Wie eine Riesenschnauze sich zum Ausruhen platt und behäbig auf den Boden streckt, so legt der Berg seinen Vorsprung in den Talkessel von Clerf.
Um die Schnauze herum necken und lecken die glasklaren Bachwellen, und über die Schnauze hinauf sind im Lauf der Jahrhunderte die Menschen geklettert und haben die Fundamente ihrer Häuser in die spröde Epidermis des Berges gehauen. Ganz unten die Ritter und ganz oben die Heiligen. Die oberen haben es am längsten ausgehalten, denn die Heiligen waren immer klüger als die Ritter.
Es war ein idealer Baugrund. Wer da wohnte, mußte sich erhaben dünken über die andern, die im Tal ihr Leben spannen aus feinen und groben Fäden.
Zwischen Schloß und Kloster dehnte sich der Grat verlockend in die Höhe. Es kam darauf an, wie er endgültig besiedelt wurde. Davon hing es ab, ob Clerf eine Perle des Öslings bliebe oder ein Krähwinkel voll tragikomischer Häßlichkeit würde. Man hat Beispiele dafür, daß solche Landstädtchen durch wohlgemeinte Privatbauten an exponierter Stelle, über deren Banalität man heulen könnte, für Jahrhunderte verschandelt wurden. In Clerf hat der Schloßbesitzer seine neue Villa zum Glück abseits gebaut, wo ihr naives Protzentum das Bild des Ganzen nicht verderben kann. Aber die Gefahr bestand, daß den Berg hinauf der Ungeschmack Triumphe feiern würde. Ein nüchterner Kasten mit schüchternen gotischen Velleitäten hatte schon einen vielversprechenden Anfang gemacht.
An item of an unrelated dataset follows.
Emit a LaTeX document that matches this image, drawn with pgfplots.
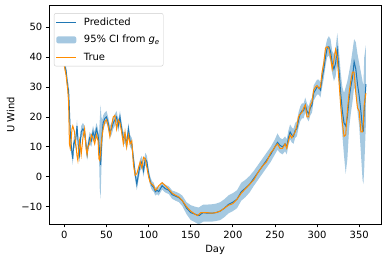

Da setzte sich zum Glück die neue Kirche mitten hinein und wurde wie ein feierlicher Protest gegen jede nachmalige poesielose Verschandelung der Gegend, wie ein Versprechen, daß sie jeden Versuch nach dieser Richtung hin im Keim ersticken würde. Und auf des Berges Gipfel schloß sich das Kloster der Kirche an. Aber dazwischen blieb noch eine Lücke, die zur Bebauung herausforderte. Der Frömmigkeit war oben und unten genug getan, also mochten auch einmal profane Baubedürfnisse sich auswirken. Ein Mißgriff an dieser Stelle hätte in der Landschaft katastrophal gewirkt. Hier ist Geschmacklosigkeit schlimmer, als Verbrechen. Eine gutgekleidete Frau zieht den Tod einem geschmacklosen Hut vor.
Wer eine Zeitlang nicht in Clerf war, empfindet auf Anhieb die Ausfüllung der Lücke durch ein schönes, wirklich modernes Wohnhaus als einen Wohlklang, eine Beruhigung. Es steht in seiner einfachen Gliederung und raffiniert harmonischen Linienführung in der Umgebung, wie ein organisch Gewachsenes, aus dem Berg in glücklicher Entfaltung emporgetrieben. Es strebt mit allen Giebeln hinauf wie ein Ausklang der Landschaft. Es ist nicht aus den Formen prätentiöser Palastarchitektur heruntergedämpft auf das Niveau bürgerlicher Nüchternheit von heute, sondern vom Zug der Zeit aus dem bodenständigen Wohnhaustyp hinaufentwickelt und zum Werkzeug einer Wohnkunst - denn Wohnen ist auch eine Kunst! - edelster Kultur gestaltet. Das alles verrät sich bezeichnenderweise schon in der Gesamtwirkung der Außenflächen nach Form und Ton.
Clerf hat mit diesem Neubau Glück gehabt. Man möchte allen unsern Landstädtchen, in denen reiche Leute sich neue Häuser bauen, dasselbe Glück wünschen. Vorbilder dieser Art kann man nie genug zur Nachahmung empfehlen.